As I said, the first movie lacked magic, this movie doubles that lack of magic. Instead the movie evokes a sense of nostalgia. We yearn for the first film and its world and cast of characters. There is a great sense of lost hoovering over this film. A desire to return things to the way we remember it. But this also coincides with the children's emotions. They wanted to return to Narnia because of their dissatisfaction with the real world.

I'm still of the belief Narnia doesn't exist and is all in the children's mind. I won't reveal the ending and I haven't seen "Voyage of the Dawn Treader" (2010) yet, but, it seems the movie has the same message as "Peter Pan". Once we grow older we lose our imagination. It is suggested two characters will no longer return to Narnia because they have gotten older and have learned all they can from Narnia. What a mistake from an audience's point of view. Why keep eliminating all the characters we've come to know?

But I'm recommending "Prince Caspian". Why am I doing so if I find fault with the movie? I only find fault with the movie when compared to "The Lion, the Witch and the Wardrobe" and what my expectations were. As an action/adventure story "Prince Caspian" is your typical film with the usual results. In that sense it delivers on what you would expect from this genre. To compare the film to the original, I admit, "Prince Caspian" is the weaker film and an odd continuation of the Narnia saga.

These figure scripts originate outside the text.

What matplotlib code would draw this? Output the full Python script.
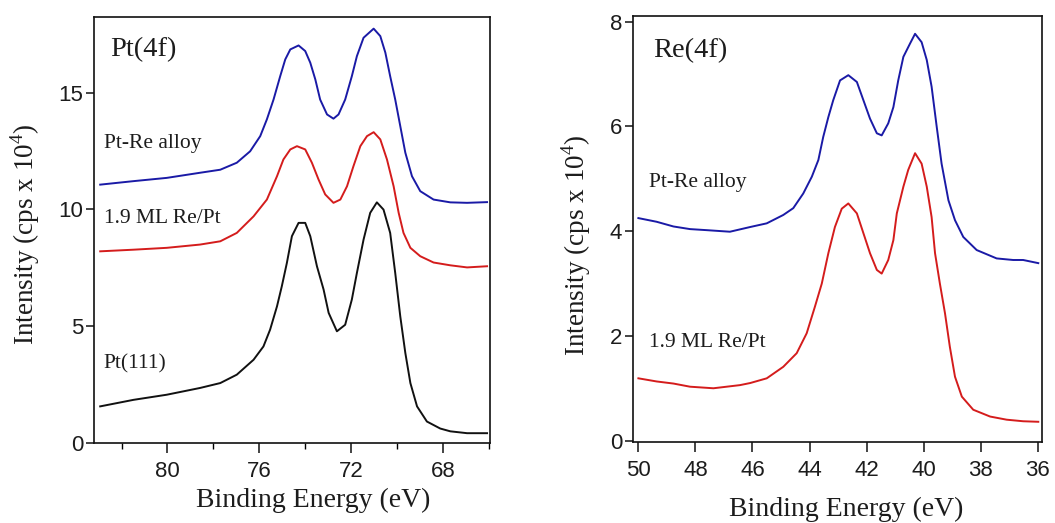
import matplotlib
matplotlib.use("Agg")
import matplotlib.pyplot as plt

plt.rcParams["mathtext.fontset"] = "custom"
plt.rcParams["mathtext.rm"] = "Liberation Serif"

# ---- Pt(4f) spectra (binding energy in eV, intensity in cps x 1e4) ----
pt_alloy_be = [82.93, 81.48, 80.03, 78.58, 77.70, 76.98, 76.40, 75.96, 75.67, 75.38,
               75.09, 74.87, 74.65, 74.29, 74.00, 73.78, 73.56, 73.35, 73.05, 72.77,
               72.55, 72.26, 71.97, 71.75, 71.46, 71.02, 70.73, 70.51, 70.30, 70.08,
               69.86, 69.64, 69.35, 68.99, 68.41, 67.68, 66.95, 66.08]
pt_alloy_int = [11.06, 11.21, 11.35, 11.57, 11.70, 12.00, 12.49, 13.14, 13.86, 14.71,
                15.71, 16.43, 16.86, 17.03, 16.79, 16.29, 15.57, 14.71, 14.07, 13.89,
                14.07, 14.71, 15.71, 16.57, 17.36, 17.75, 17.43, 16.72, 15.71, 14.71,
                13.57, 12.43, 11.42, 10.78, 10.42, 10.30, 10.28, 10.31]

pt_ml_be = [82.93, 81.48, 80.03, 78.58, 77.70, 76.98, 76.25, 75.67, 75.23, 74.95,
            74.65, 74.36, 74.00, 73.71, 73.42, 73.13, 72.77, 72.47, 72.18, 71.90,
            71.60, 71.31, 71.02, 70.73, 70.44, 70.15, 69.93, 69.72, 69.42, 68.99,
            68.41, 67.68, 66.95, 66.08]
pt_ml_int = [8.20, 8.27, 8.35, 8.49, 8.63, 8.99, 9.70, 10.42, 11.42, 12.14,
             12.57, 12.71, 12.57, 12.00, 11.28, 10.64, 10.28, 10.42, 10.99, 11.85,
             12.71, 13.14, 13.31, 13.00, 12.14, 10.99, 9.85, 8.99, 8.35, 7.99,
             7.72, 7.60, 7.51, 7.56]

pt111_be = [82.93, 81.48, 80.03, 78.58, 77.70, 76.98, 76.25, 75.82, 75.53, 75.23,
            75.02, 74.80, 74.58, 74.29, 74.00, 73.78, 73.49, 73.20, 72.98, 72.62,
            72.26, 71.97, 71.75, 71.46, 71.17, 70.88, 70.59, 70.30, 70.08, 69.86,
            69.64, 69.42, 69.13, 68.70, 68.12, 67.68, 66.95, 66.08]
pt111_int = [1.55, 1.83, 2.05, 2.34, 2.55, 2.91, 3.55, 4.12, 4.84, 5.84,
             6.70, 7.70, 8.85, 9.42, 9.42, 8.85, 7.56, 6.56, 5.56, 4.77,
             5.05, 6.13, 7.27, 8.70, 9.85, 10.30, 9.99, 8.99, 7.27, 5.41,
             3.84, 2.55, 1.55, 0.90, 0.60, 0.48, 0.40, 0.40]

# ---- Re(4f) spectra ----
re_alloy_be = [50.00, 49.36, 48.77, 48.19, 47.61, 46.79, 46.08, 45.50, 44.92, 44.57,
               44.22, 43.92, 43.69, 43.52, 43.34, 43.17, 42.93, 42.64, 42.34, 42.11,
               41.88, 41.64, 41.47, 41.24, 41.06, 40.89, 40.71, 40.48, 40.30, 40.07,
               39.89, 39.72, 39.54, 39.37, 39.13, 38.90, 38.61, 38.14, 37.44, 36.86,
               36.51, 35.98]
re_alloy_int = [4.25, 4.18, 4.09, 4.04, 4.02, 3.99, 4.08, 4.15, 4.31, 4.44,
                4.72, 5.04, 5.36, 5.80, 6.18, 6.50, 6.88, 6.98, 6.85, 6.50,
                6.15, 5.87, 5.83, 6.06, 6.37, 6.88, 7.33, 7.58, 7.77, 7.61,
                7.27, 6.76, 5.99, 5.29, 4.59, 4.21, 3.89, 3.64, 3.48, 3.45,
                3.45, 3.39]

re_ml_be = [50.00, 49.36, 48.77, 48.19, 47.37, 46.44, 46.08, 45.50, 44.92, 44.45,
            44.10, 43.81, 43.57, 43.34, 43.11, 42.87, 42.64, 42.34, 42.11, 41.88,
            41.64, 41.47, 41.24, 41.06, 40.94, 40.71, 40.54, 40.30, 40.07, 39.89,
            39.72, 39.60, 39.43, 39.25, 39.08, 38.90, 38.66, 38.26, 37.67, 37.09,
            36.51, 35.98]
re_ml_int = [1.19, 1.13, 1.09, 1.03, 1.00, 1.06, 1.10, 1.19, 1.41, 1.67,
             2.05, 2.56, 3.00, 3.58, 4.08, 4.43, 4.53, 4.34, 3.96, 3.58,
             3.26, 3.19, 3.45, 3.83, 4.34, 4.85, 5.17, 5.49, 5.29, 4.85,
             4.27, 3.58, 3.00, 2.43, 1.79, 1.22, 0.84, 0.59, 0.46, 0.40,
             0.37, 0.36]

pt_xticks = [80, 76, 72, 68]
pt_xminor = [82, 78, 74, 70, 66]
pt_yticks = [0, 5, 10, 15]
re_xticks = [50, 48, 46, 44, 42, 40, 38, 36]
re_yticks = [0, 2, 4, 6, 8]

BLUE = "#1a1aa6"
RED = "#d41c1c"
BLACK = "#111111"
SERIF = "Liberation Serif"
SANS = "Liberation Sans"
TXT = "#1c1c1c"

fig = plt.figure(figsize=(10.55, 5.23), dpi=100)
ax1 = fig.add_axes([0.0891, 0.1530, 0.3754, 0.8145])
ax2 = fig.add_axes([0.5997, 0.1555, 0.3877, 0.8139])

lw = 1.4
ax1.plot(pt_alloy_be, pt_alloy_int, color=BLUE, lw=lw)
ax1.plot(pt_ml_be, pt_ml_int, color=RED, lw=lw)
ax1.plot(pt111_be, pt111_int, color=BLACK, lw=lw)
ax1.set_xlim(83.2, 65.95)
ax1.set_ylim(-0.02, 18.25)
ax1.set_xticks(pt_xticks)
ax1.set_xticks(pt_xminor, minor=True)
ax1.set_yticks(pt_yticks)

ax2.plot(re_alloy_be, re_alloy_int, color=BLUE, lw=lw)
ax2.plot(re_ml_be, re_ml_int, color=RED, lw=lw)
ax2.set_xlim(50.2, 35.86)
ax2.set_ylim(-0.02, 8.11)
ax2.set_xticks(re_xticks)
ax2.set_yticks(re_yticks)

ylab = r"Intensity (cps x 10$^{4}$)"
for ax in (ax1, ax2):
    for sp in ax.spines.values():
        sp.set_linewidth(1.2)
        sp.set_color("#111111")
    ax.tick_params(axis="both", which="major", direction="out", width=1.1,
                   colors="#111111", labelcolor=TXT, labelsize=16)
    ax.tick_params(axis="x", which="major", length=7, pad=6)
    ax.tick_params(axis="y", which="major", length=5.5, pad=2)
    ax.tick_params(axis="x", which="minor", direction="out", length=4, width=1.0)
    for lab in ax.get_xticklabels() + ax.get_yticklabels():
        lab.set_fontfamily(SANS)
    ax.set_xlabel("Binding Energy (eV)", fontfamily=SERIF, fontsize=20,
                  color=TXT, va="center")
    ax.set_ylabel(ylab, fontfamily=SERIF, fontsize=19.5, color=TXT, va="center")

ax1.xaxis.set_label_coords(0.554, -0.134)
ax1.yaxis.set_label_coords(-0.174, 0.49)
ax2.xaxis.set_label_coords(0.521, -0.158)
ax2.yaxis.set_label_coords(-0.139, 0.462)

# panel titles and curve labels
ax1.text(0.040, 0.9225, "Pt(4f)", transform=ax1.transAxes, fontfamily=SERIF,
         fontsize=20.5, color=TXT, ha="left", va="center")
ax1.text(0.025, 0.702, "Pt-Re alloy", transform=ax1.transAxes, fontfamily=SERIF,
         fontsize=15.5, color=TXT, ha="left", va="center")
ax1.text(0.025, 0.528, "1.9 ML Re/Pt", transform=ax1.transAxes, fontfamily=SERIF,
         fontsize=15.5, color=TXT, ha="left", va="center")
ax1.text(0.025, 0.185, "Pt(111)", transform=ax1.transAxes, fontfamily=SERIF,
         fontsize=15.5, color=TXT, ha="left", va="center")

ax2.text(0.0496, 0.918, "Re(4f)", transform=ax2.transAxes, fontfamily=SERIF,
         fontsize=20.5, color=TXT, ha="left", va="center")
ax2.text(0.040, 0.608, "Pt-Re alloy", transform=ax2.transAxes, fontfamily=SERIF,
         fontsize=15.5, color=TXT, ha="left", va="center")
ax2.text(0.040, 0.232, "1.9 ML Re/Pt", transform=ax2.transAxes, fontfamily=SERIF,
         fontsize=15.5, color=TXT, ha="left", va="center")

fig.savefig("out.png", dpi=100)
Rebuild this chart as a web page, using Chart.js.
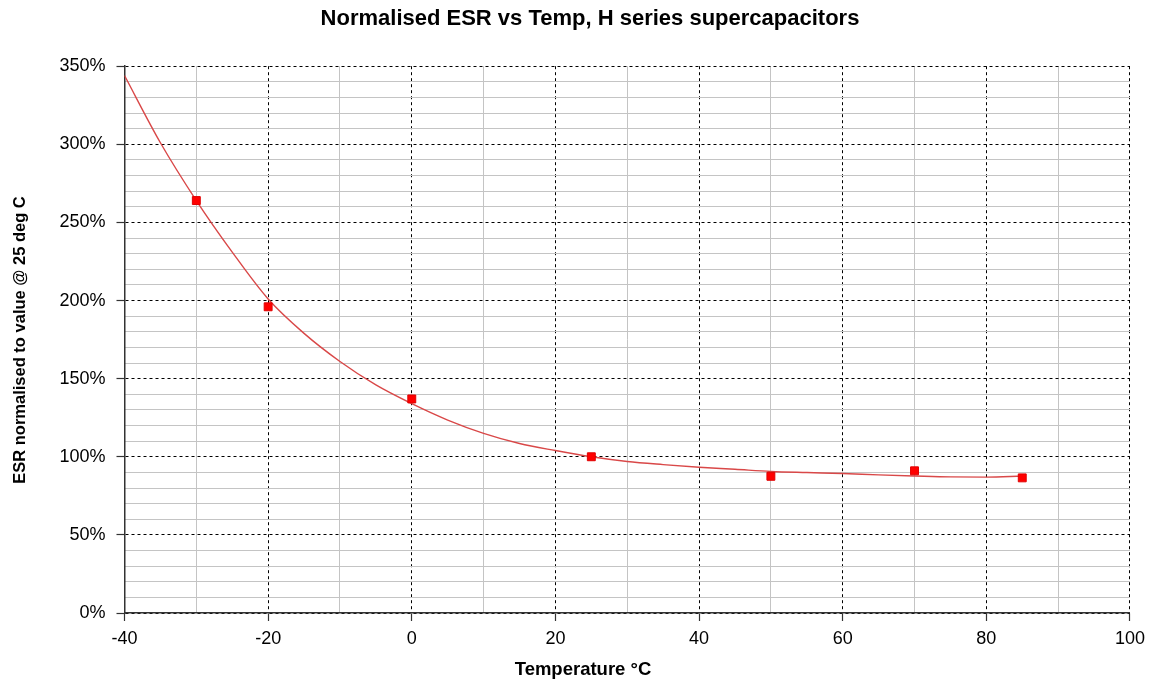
<!DOCTYPE html>
<html>
<head>
<meta charset="utf-8">
<script src="https://cdn.jsdelivr.net/npm/chart.js@4/dist/chart.umd.min.js"></script>
<style>
html,body{margin:0;padding:0;background:#fff;}
#c{display:block;}
</style>
</head>
<body>
<canvas id="c" width="1152" height="684"></canvas>
<script>
// Measured data points (temperature °C, ESR normalised %)
const pointTemps = [-30, -20, 0, 25, 50, 70, 85];
const pointESR   = [264, 196, 137, 100, 87.5, 91, 86.5];

// Trend curve
const curveTemps = [-40, -35, -30, -25, -20, -15, -10, -5, 0, 5, 10, 15, 20, 25, 30, 35, 40, 45, 50, 55, 60, 65, 70, 75, 80, 85];
const curveESR   = [344, 301, 264, 231, 201, 179, 161, 146, 134, 123.5, 115, 108.5, 104, 100, 97, 95, 93.3, 92, 90.6, 89.9, 89.3, 88.4, 87.7, 87.1, 87.0, 87.7];

// Axis settings
const xMin = -40, xMax = 100, xMajor = 20, xMinor = 10;
const yMin = 0, yMax = 350, yMajor = 50, yMinor = 10;

const titleText = 'Normalised ESR vs Temp, H series supercapacitors';
const xTitle = 'Temperature \u00B0C';
const yTitle = 'ESR normalised to value @ 25 deg C';

const pts = pointTemps.map((t, i) => ({x: t, y: pointESR[i]}));
const crv = curveTemps.map((t, i) => ({x: t, y: curveESR[i]}));

const FONT = 'Arial, "Liberation Sans", sans-serif';

const titlesPlugin = {
  id: 'titles',
  afterDraw(chart) {
    const ctx = chart.ctx;
    ctx.save();
    ctx.fillStyle = '#000';
    ctx.textAlign = 'center';
    ctx.textBaseline = 'middle';
    ctx.font = 'bold 22px ' + FONT;
    ctx.fillText(titleText, 590, 19);
    ctx.font = 'bold 18.5px ' + FONT;
    ctx.fillText(xTitle, 583, 670);
    ctx.translate(20, 340);
    ctx.rotate(-Math.PI / 2);
    ctx.font = 'bold 16.5px ' + FONT;
    ctx.fillText(yTitle, 0, 0);
    ctx.restore();
  }
};

new Chart(document.getElementById('c'), {
  type: 'scatter',
  data: {
    datasets: [
      {
        label: 'trend',
        data: crv,
        showLine: true,
        borderColor: '#d94848',
        borderWidth: 1.4,
        pointRadius: 0,
        pointHoverRadius: 0,
        cubicInterpolationMode: 'monotone',
        fill: false,
        order: 2
      },
      {
        label: 'measured',
        data: pts,
        pointStyle: 'rect',
        pointRadius: 5.6,
        backgroundColor: '#ff0000',
        borderColor: '#e00000',
        borderWidth: 1,
        showLine: false,
        order: 1
      }
    ]
  },
  plugins: [titlesPlugin],
  options: {
    responsive: false,
    animation: false,
    layout: {padding: {left: 0, right: 22, top: 66.2, bottom: 0}},
    plugins: {
      legend: {display: false},
      tooltip: {enabled: false},
      title: {display: false}
    },
    scales: {
      x: {
        type: 'linear',
        position: 'bottom',
        min: xMin, max: xMax,
        ticks: {stepSize: xMajor, color: '#000', font: {family: FONT, size: 18}, padding: 7, maxRotation: 0},
        grid: {color: '#000', lineWidth: 1, tickColor: '#333', tickLength: 8, tickWidth: 1.2},
        border: {display: true, color: '#333', width: 1.5, dash: [3, 3]},
        afterFit: s => { s.height = 71; }
      },
      xm: {
        type: 'linear',
        position: 'bottom',
        min: xMin, max: xMax,
        z: -1,
        ticks: {display: false, stepSize: xMinor},
        grid: {drawTicks: false, lineWidth: 1, color: c => (c.tick && c.tick.value % xMajor === 0) ? 'rgba(0,0,0,0)' : '#c4c4c4'},
        border: {display: false},
        afterFit: s => { s.height = 0; }
      },
      y: {
        type: 'linear',
        position: 'left',
        min: yMin, max: yMax,
        ticks: {stepSize: yMajor, color: '#000', font: {family: FONT, size: 18}, padding: 11, callback: v => v + '%'},
        grid: {color: '#000', lineWidth: 1, tickColor: '#333', tickLength: 8, tickWidth: 1.2},
        border: {display: true, color: '#333', width: 1.5, dash: [3, 3]},
        afterFit: s => { s.width = 124.5; }
      },
      ym: {
        type: 'linear',
        position: 'left',
        min: yMin, max: yMax,
        z: -1,
        ticks: {display: false, stepSize: yMinor},
        grid: {drawTicks: false, lineWidth: 1, color: c => (c.tick && c.tick.value % yMajor === 0) ? 'rgba(0,0,0,0)' : '#c4c4c4'},
        border: {display: false},
        afterFit: s => { s.width = 0; }
      }
    }
  }
});
</script>
</body>
</html>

Directing duties were taken on once again by Andrew Adamson and adapted by the same writing team of Christopher Markus and Stephen McFeely. I've never read the Chronicle of Narnia books so I'm at a disadvantage. I don't know how successfully these films have been adapted. But even if the writers followed the book to the letter, this is a bizarre adventure.

"Prince Caspian" was a major letdown for Disney studios, which didn't even release "Dawn Treader". The movie grossed 150 million less than the first film domestically. It didn't even break even. Although I'm of the opinion a movie's box-office is not an indication of a film's quality. The movie is worth seeing just be prepared for something different.